§ STATED EXERCISE: Working from the top of the listing below, retype each line through the line containing "import seaborn as sns", both included, with no pictures.

§ MATERIAL PROVIDED:
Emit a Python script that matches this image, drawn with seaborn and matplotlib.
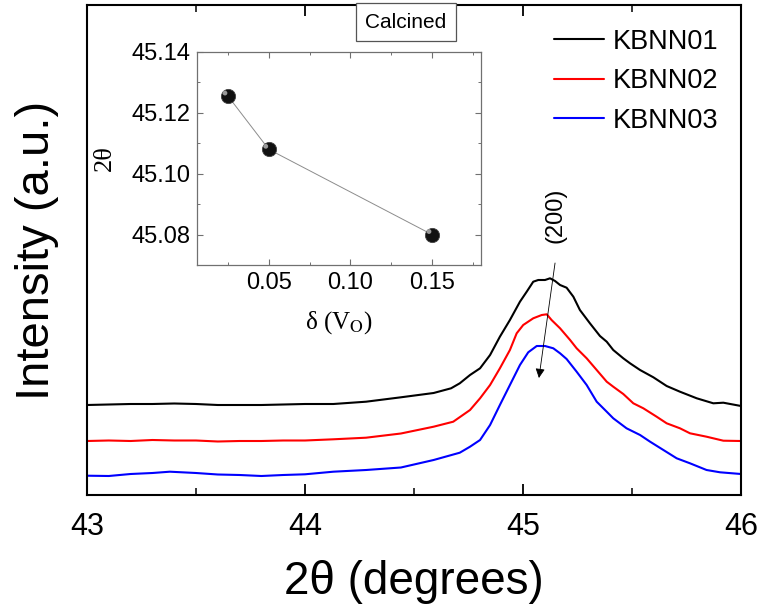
import numpy as np
import pandas as pd
import matplotlib
matplotlib.use("Agg")
import matplotlib.pyplot as plt
from matplotlib.ticker import MultipleLocator
from matplotlib.transforms import offset_copy
import seaborn as sns

# ---------------- data ----------------
x_kbnn01 = [43.00, 43.10, 43.20, 43.30, 43.40, 43.50, 43.60, 43.70, 43.80, 43.90, 44.00,
            44.13, 44.28, 44.44, 44.59, 44.67, 44.71, 44.757, 44.803, 44.849, 44.894, 44.940,
            44.986, 45.017, 45.047, 45.070, 45.101, 45.124, 45.147, 45.170, 45.200,
            45.231, 45.261, 45.307, 45.353, 45.384, 45.414, 45.460, 45.491, 45.537,
            45.598, 45.659, 45.720, 45.797, 45.873, 45.919, 46.00]
y_kbnn01 = [90, 90.5, 91, 91, 91.5, 91, 90, 90, 90, 90.5, 91,
            91, 93.3, 97.7, 102, 106.7, 111.7, 120, 126.7, 140, 158.3, 175,
            193.3, 203.3, 213.3, 215, 215, 216.7, 214, 210, 207.3,
            198.3, 185, 171.7, 159, 153.3, 145, 136.7, 131.7, 125,
            117.7, 109, 103.3, 96.7, 91.7, 92.3, 89]

x_kbnn02 = [43.00, 43.10, 43.20, 43.30, 43.40, 43.50, 43.60, 43.70, 43.80, 43.90, 44.00,
            44.13, 44.28, 44.44, 44.59, 44.68, 44.757, 44.803, 44.849, 44.894, 44.940,
            44.971, 45.001, 45.047, 45.086, 45.109, 45.131, 45.170, 45.216, 45.246,
            45.292, 45.338, 45.384, 45.414, 45.460, 45.506, 45.552, 45.613, 45.659,
            45.720, 45.766, 45.842, 45.919, 46.00]
y_kbnn02 = [54, 54.5, 54, 55, 54.5, 54.5, 53.5, 54, 54, 54.5, 54.5,
            55.7, 57.3, 61.5, 68.3, 73.3, 85, 96.7, 110, 126.7, 145,
            161.7, 170, 176.7, 180, 180.7, 175, 166.7, 155, 146.7,
            136.7, 125, 113.3, 108.3, 101, 91.7, 86.7, 78.3, 71.7,
            66.7, 61.7, 58.3, 54.3, 54]

x_kbnn03 = [43.00, 43.10, 43.20, 43.30, 43.38, 43.50, 43.60, 43.70, 43.80, 43.90, 44.00,
            44.13, 44.28, 44.44, 44.59, 44.71, 44.757, 44.803, 44.849, 44.894, 44.940,
            44.986, 45.024, 45.063, 45.101, 45.139, 45.170, 45.200, 45.246, 45.292,
            45.338, 45.384, 45.414, 45.475, 45.537, 45.583, 45.644, 45.705, 45.766,
            45.842, 45.904, 46.00]
y_kbnn03 = [19.3, 19, 21, 22, 23.3, 22, 20.5, 20, 19, 20, 20.7,
            23.3, 25, 27.5, 35, 42.3, 48.3, 55, 70, 90, 110,
            130, 142.7, 149, 149, 146.7, 141.7, 136, 123.3, 110,
            93.3, 83.3, 76.7, 66.7, 60, 53.3, 45, 36.7, 31.7,
            25, 22.7, 21]

series_names = ["KBNN01", "KBNN02", "KBNN03"]
series_colors = ["#000000", "#ff0000", "#0000ff"]

inset_delta = [0.025, 0.05, 0.15]
inset_2theta = [45.1255, 45.108, 45.080]

x_ticks = [43, 44, 45, 46]
inset_xticks = [0.05, 0.10, 0.15]
inset_yticks = [45.08, 45.10, 45.12, 45.14]

# ---------------- style ----------------
sns.set_theme(style="ticks")
plt.rcParams["font.family"] = ["Liberation Sans", "DejaVu Sans"]
plt.rcParams["mathtext.fontset"] = "stix"
for key in ["text.color", "axes.labelcolor", "xtick.color", "ytick.color"]:
    plt.rcParams[key] = "black"

df = pd.concat([
    pd.DataFrame({"two_theta": x_kbnn01, "intensity": y_kbnn01, "sample": series_names[0]}),
    pd.DataFrame({"two_theta": x_kbnn02, "intensity": y_kbnn02, "sample": series_names[1]}),
    pd.DataFrame({"two_theta": x_kbnn03, "intensity": y_kbnn03, "sample": series_names[2]}),
], ignore_index=True)

fig = plt.figure(figsize=(7.61, 6.07), dpi=100)
ax = fig.add_axes([87 / 761, 1 - 495 / 607, 654 / 761, 490 / 607])

sns.lineplot(data=df, x="two_theta", y="intensity", hue="sample",
             palette=dict(zip(series_names, series_colors)), estimator=None,
             sort=True, linewidth=1.5, ax=ax)

ax.set_xlim(43, 46)
ax.set_ylim(0, 490)
ax.set_xticks(x_ticks)
ax.set_xticklabels([str(t) for t in x_ticks])
ax.xaxis.set_minor_locator(MultipleLocator(0.5))
ax.set_yticks([])
ax.tick_params(axis="x", which="major", direction="in", length=8, width=1.3,
               top=True, labelsize=22, pad=12)
ax.tick_params(axis="x", which="minor", direction="in", length=5, width=1.1, top=True)
for sp in ax.spines.values():
    sp.set_linewidth(1.5)
    sp.set_color("black")

ax.set_xlabel("2θ (degrees)", fontsize=33, labelpad=13)
ax.set_ylabel("Intensity (a.u.)", fontsize=34, labelpad=20)

leg = ax.legend(loc="upper right", bbox_to_anchor=(0.99, 0.985), frameon=False,
                fontsize=19.5, handlelength=1.85, handletextpad=0.3,
                labelspacing=0.5, borderaxespad=0.2)
for line in leg.get_lines():
    line.set_linewidth(1.5)

ax.annotate("", xy=(45.073, 117), xytext=(45.147, 232),
            arrowprops=dict(arrowstyle="-|>", color="black", lw=0.6,
                            mutation_scale=14, shrinkA=0, shrinkB=0))
ax.text(45.151, 280, "(200)", rotation=90, ha="center", va="center", fontsize=17)

# ---------------- inset ----------------
axi = fig.add_axes([197 / 761, 1 - 265 / 607, 284 / 761, 213 / 607])
inset_df = pd.DataFrame({"delta": inset_delta, "tt": inset_2theta})
sns.lineplot(data=inset_df, x="delta", y="tt", color="#8c8c8c", linewidth=0.7,
             estimator=None, ax=axi)
sns.scatterplot(data=inset_df, x="delta", y="tt", color="#111111", s=105,
                edgecolor="#444444", linewidth=0.6, zorder=3, ax=axi)
# small highlight to mimic the shaded spheres
hl = offset_copy(axi.transData, fig=fig, x=-2.2, y=2.2, units="points")
axi.scatter(inset_delta, inset_2theta, s=12, color="#9a9a9a", edgecolor="none",
            zorder=4, transform=hl)
axi.set_xlim(0.006, 0.180)
axi.set_ylim(45.07, 45.14)
axi.set_xticks(inset_xticks)
axi.set_xticklabels(["0.05", "0.10", "0.15"])
axi.set_yticks(inset_yticks)
axi.set_yticklabels(["45.08", "45.10", "45.12", "45.14"])
axi.xaxis.set_minor_locator(MultipleLocator(0.025))
axi.yaxis.set_minor_locator(MultipleLocator(0.01))
axi.tick_params(which="both", direction="in", top=True, right=True,
                color="#707070", labelsize=17)
axi.tick_params(which="major", length=4, width=0.8, pad=5)
axi.tick_params(which="minor", length=2.5, width=0.7)
for sp in axi.spines.values():
    sp.set_linewidth(0.9)
    sp.set_color("#707070")
axi.set_xlabel("δ (V$_\\mathrm{O}$)", fontsize=18,
               family=["Liberation Serif", "DejaVu Serif"], labelpad=11)
axi.set_ylabel("2θ", fontsize=19, family=["Liberation Serif", "DejaVu Serif"], labelpad=11)

fig.text(406 / 761, 1 - 22 / 607, "Calcined", ha="center", va="center", fontsize=15,
         bbox=dict(boxstyle="square,pad=0.45", facecolor="white", edgecolor="#555555",
                   linewidth=0.9))

fig.savefig("out.png", dpi=100)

§ EXPECTED ANSWER:
Emit a Python script that matches this image, drawn with seaborn and matplotlib.
import numpy as np
import pandas as pd
import matplotlib
matplotlib.use("Agg")
import matplotlib.pyplot as plt
from matplotlib.ticker import MultipleLocator
from matplotlib.transforms import offset_copy
import seaborn as sns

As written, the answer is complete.